Asylum seeker thought he was 'going to die' crossing English Channel in small boat
Speaking exclusively to ITV News Meridian, Ali tells Joe Coshan what it was like to cross the English Channel in a small boat
An Iranian asylum-seeker has revealed he thought he was going to die crossing the English Channel in a small boat, but admitted he would make the journey again just to find peace.
Known only as 'Ali' to protect his identity, he told us how he made the dangerous crossing to reach the UK last year, after attempts to settle in Greece and Germany failed.
In his first television interview, Ali revealed he was forced to flee his homeland in Iran as he faced persecution at the hands of the Iranian government, and said his life was in danger.

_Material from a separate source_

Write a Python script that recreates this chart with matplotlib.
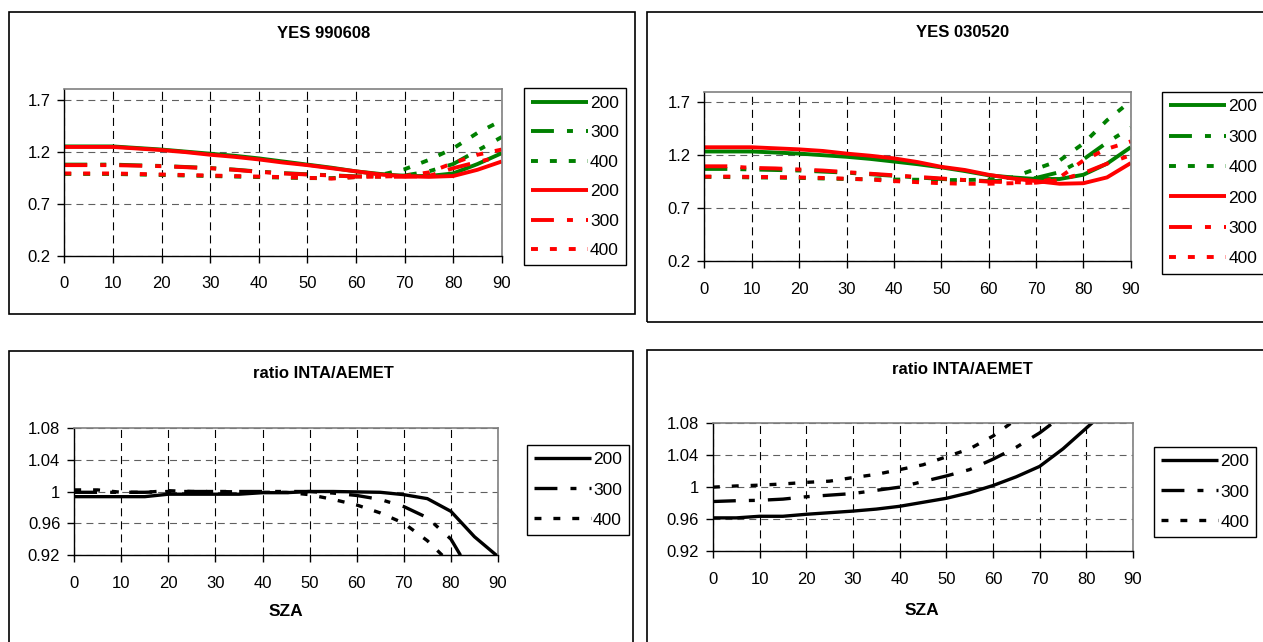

"I left Iran to travel to Greece, because of some religious issues that were caused by the government", Ali said.
"We don't have freedom of speech in Iran, so that made me escape."
Ali left Greece and travelled to Germany, where he spent nine months and then moved on to France, but he's admitted he didn't feel safe.
"I'm looking for somewhere to settle peacefully, and somewhere I can serve the community and society.
During his time in Calais, Ali paid a people smuggling gang €2,500 so he could cross the English Channel illegally in a small boat.
He paid a one off fee - which the group said would pay for unlimited crossing attempts - until he was able to reach the Kent coast.
Ali says the criminal smuggling gangs are exploiting migrants for business deals but says they are helping people
Ali said the group were left 'disappointed' when their first attempt failed as their boat ran out of fuel. "We thought we were going to die," he said.
"For seven hours we were in that situation.
"Finally we saw a ship and we all shouted and screamed. After an hour of circling round us, the French Coastguard came and took us back to the coast."
The group of 17 people made a second attempt to cross the Channel. They waited in a cottage in a forest until the smugglers gave them the green light and the water was calm enough.
The group, mostly made up of young men, were forced to dig the dinghy out from underground and inflate it, before carrying it to the coast to start their journey.
Describing what made him want to risk his life again, Ali said: "If I wanted to go back to my country - what would be waiting for me? A cruel government, and their welcome would be bullets.
"As an engineer - an educated guy, I gave myself a chance to save my life."
More than a year on from reaching Kent, Ali is still waiting for his asylum application to be processed by the Home Office.
But he said he feels 'guilty' that he isn't able to work and wants to apologise to taxpayers for not being able to contribute to society.
Ali says he 'wanted to apologise to taxpayers' for not being able to work and 'contribute to society' while he waits for his asylum application to be processed
The Home Secretary, Suella Braverman says she will precent modern slavery laws being "abused by people smugglers.
Under the plans, migrants "deliberately entering the UK illegally from a safe country should be swiftly returned to their home country or relocated to Rwanda".
She admitted the government's asylum plan to give asylum seekers who cross the Channel a one-way ticket to Rwanda needed some work though.
Speaking at a Conservative fringe event, the Home Secretary said it was her "dream" to have a Rwanda flight depart before Christmas.
During her speech at the Conservative Party Conference in Birmingham, she said: "It is not racist for anyone, ethnic minority or otherwise, to want to control our borders."
"I will look to bring forward legislation to make it clear that the only route to the UK is through a safe and legal route," she added.
“It’s right that we extend the hand of friendship to those in genuine need. This country has always done so. It did so for my father in the 1960s as a young man from Kenya. We have now welcomed hundreds of thousands of people fleeing Syria, Hong Kong, Afghanistan, and Ukraine.
“At the same time we should use our newfound control to deliver the kind of immigration that grows our economy, for example that helps projects that have stalled or builds relationships with our friends and allies."